High above the Los Angeles basin, where the San Gabriel Mountains taper into chaparral and switchbacks, Tynan Kerr logs ten- to twenty-mile loops alone. These trails are not recreational but inductive: deliberate encounters with “altered or heightened states” that condition attention to both internal and external weather. "When I am spending more time hiking or plein-air painting, I feel in better relation with my dreams and subconscious." Arroyos and studio exist in a reciprocal pull. Ideas are ferried back from the range; at times, he reverses the circuit, kit in tow, "covering less ground but taking time to sit with the paint." Solo treks and psychic drift are less distinct than they first appear.
Altered states of consciousness, psychedelic and spiritual, can, as Kerr puts it, "send currents flowing through archetypal structures — be totally illuminating or totally confounding, moving through our histories and memories, and opening experiences and visions that seem to take place outside of linear time." Time is neither frozen nor sequential; it loops and stalls. The logic is Jungian: archetypes don't persist in form; they irrupt through it. Kerr's paintings operate as constellating objects, the unus mundus finding its aperture.
The precedent is older than analysis. Hilma af Klint, whose systematic séance practice predates and arguably outpaces the Surrealist claim on automatism, gives a way to speak about hypnagogic modes without drifting into pneumatic kitsch or academic deadness, opening onto domains so often erroneously assumed to be closed. "There are overlapping interests in spiritism and spiritualism, mediumistic trance, and ritual frameworks placed around the process.

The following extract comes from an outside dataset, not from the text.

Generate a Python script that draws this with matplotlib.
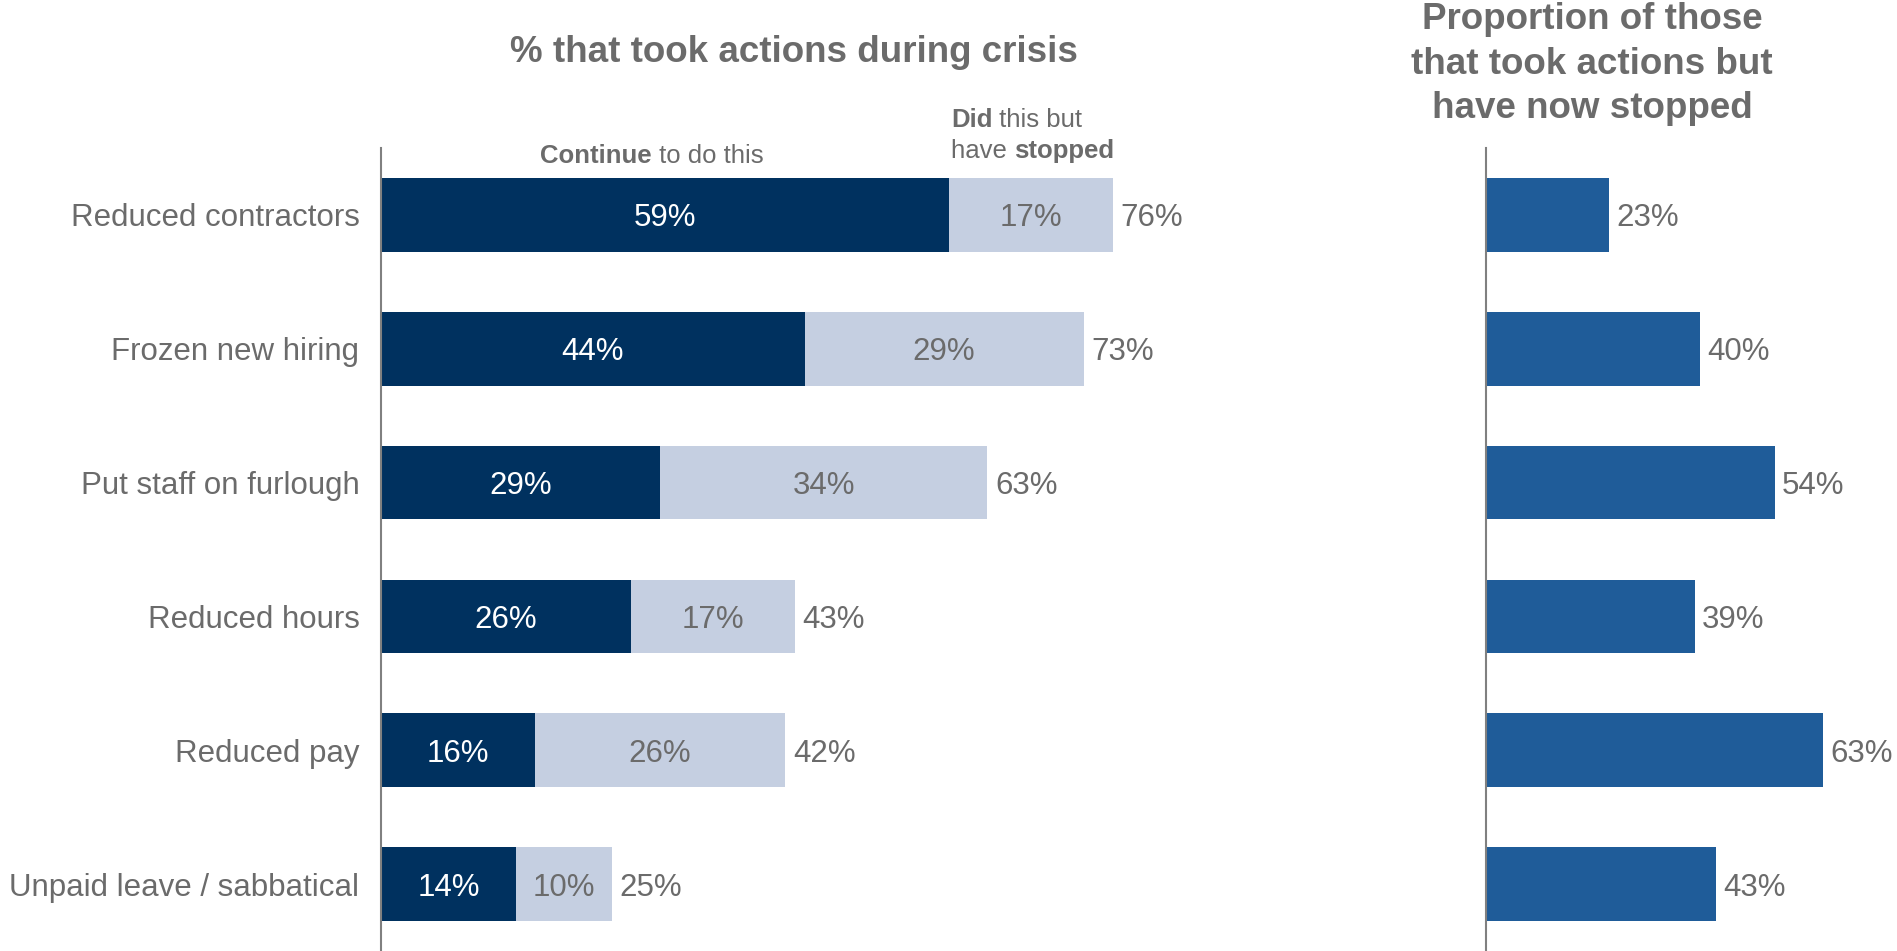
import matplotlib
matplotlib.use("Agg")
import matplotlib.pyplot as plt

plt.rcParams["font.family"] = ["Liberation Sans", "DejaVu Sans"]

categories = ["Reduced contractors", "Frozen new hiring", "Put staff on furlough",
              "Reduced hours", "Reduced pay", "Unpaid leave / sabbatical"]
continue_pct = [59, 44, 29, 26, 16, 14]
stopped_pct = [17, 29, 34, 17, 26, 10]
total_pct = [76, 73, 63, 43, 42, 25]
stopped_share = [23, 40, 54, 39, 63, 43]

DARK = "#00315F"
LIGHT = "#C5CFE1"
MID = "#1F5C99"
GREY = "#6B6B6B"
AXIS = "#808080"

W, H = 1897, 951
fig = plt.figure(figsize=(W / 100, H / 100), dpi=100)

# left panel: stacked bars
ax1 = fig.add_axes([381 / W, 0, 770 / W, 1 - 148 / H])
# right panel: share that stopped
ax2 = fig.add_axes([1486 / W, 0, 374.5 / W, 1 - 148 / H])

y = list(range(len(categories)))
h = 0.55
fs = 22.5

ax1.barh(y, continue_pct, height=h, color=DARK)
ax1.barh(y, stopped_pct, left=continue_pct, height=h, color=LIGHT)
for i in y:
    ax1.text(continue_pct[i] / 2, i, f"{continue_pct[i]}%", ha="center", va="center_baseline",
             color="white", fontsize=fs)
    ax1.text(continue_pct[i] + stopped_pct[i] / 2, i, f"{stopped_pct[i]}%", ha="center",
             va="center_baseline", color=GREY, fontsize=fs)
    ax1.text(continue_pct[i] + stopped_pct[i] + 0.8, i, f"{total_pct[i]}%", ha="left",
             va="center_baseline", color=GREY, fontsize=fs)

ax1.set_xlim(0, 80)
ax1.set_ylim(len(categories) - 0.5, -0.5)
ax1.set_yticks(y)
ax1.set_yticklabels(categories, fontsize=fs, color=GREY, va="center_baseline")
ax1.tick_params(axis="y", length=0, pad=15.5)
ax1.set_xticks([])

ax2.barh(y, stopped_share, height=h, color=MID)
for i in y:
    ax2.text(stopped_share[i] + 1.3, i, f"{stopped_share[i]}%", ha="left",
             va="center_baseline", color=GREY, fontsize=fs)
ax2.set_xlim(0, 70)
ax2.set_ylim(len(categories) - 0.5, -0.5)
ax2.set_yticks([])
ax2.set_xticks([])

for ax in (ax1, ax2):
    for s in ("top", "right", "bottom"):
        ax.spines[s].set_visible(False)
    ax.spines["left"].set_color(AXIS)
    ax.spines["left"].set_linewidth(1.5)
    ax.set_facecolor("none")

# titles
fig.text(794 / W, 1 - 53 / H, "% that took actions during crisis", ha="center", va="center",
         fontsize=26.5, fontweight="bold", color=GREY)
fig.text(1592 / W, 1 - 64 / H, "Proportion of those\nthat took actions but\nhave now stopped",
         ha="center", va="center", fontsize=26.5, fontweight="bold", color=GREY,
         linespacing=1.36)

# legend-like labels above first bar
lfs = 18.5
t = fig.text(540 / W, 1 - 163 / H, "Continue", ha="left", va="baseline", fontsize=lfs,
             fontweight="bold", color=GREY)
ax1.annotate(" to do this", xy=(1, 0), xycoords=t, va="bottom", ha="left",
             fontsize=lfs, color=GREY)

x0 = ax1.transData.transform((continue_pct[0], 0))[0] / W + 2 / W
t1 = fig.text(x0, 1 - 127 / H, "Did", ha="left", va="baseline", fontsize=lfs,
              fontweight="bold", color=GREY)
ax1.annotate(" this but", xy=(1, 0), xycoords=t1, va="bottom", ha="left",
             fontsize=lfs, color=GREY)
t2 = fig.text(x0, 1 - 158 / H, "have ", ha="left", va="baseline", fontsize=lfs, color=GREY)
ax1.annotate("stopped", xy=(1, 0), xycoords=t2, va="bottom", ha="left",
             fontsize=lfs, fontweight="bold", color=GREY)

fig.savefig("out.png", dpi=100)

A tuning: to receive, to listen in." Painting, for Kerr, is a form of channelling; what it requires is not discipline in any conventional sense, but its inverse: the clearing of enough psychic room to "let the wheels fall off." What floods in, he calls psychic abundance: a saturation of attention until eclipsed frequencies surface. The semi-vigilant, superintending self has to be stood down. "There is sort of a personality split at play as this side of myself comes forward." The two states are mutually exclusive, which means the practice cannot run continuously without losing its charge. "I'm not good at having a partial relationship to making art," he adds. "It's kind of all or nothing." It comes in cycles, in what he calls "semi-measured doses."
“I try to create the conditions for this shift to occur, where it doesn’t feel like I am in control, but maybe responsive to something partially moving of its own accord. There is a lot of clearing that has to happen to create the right arena or container for the process.” The kenosis, once achieved, has its own current. "A recognition tends to happen in the threshold space, a déjà vu, where my hands are working, but my mind is stepping back, the witness point zooming out, judgment is suspended, and it's happening of its own accord. And then the painting leads the way — some color interactions start to animate certain vibrations. Representational elements start to add up and offer tarot-like interpretations, a kind of open matrix of symbolism that tends towards certain meanings, archetypes, and narratives." Eidetic residues percolate, psychographic, and the easel goes diagnostic: "either guided by or pointing the way to some insight within my circumstances or environment," or outlining, as he puts it, "a shifting set of relationships, like a mirage or mirror."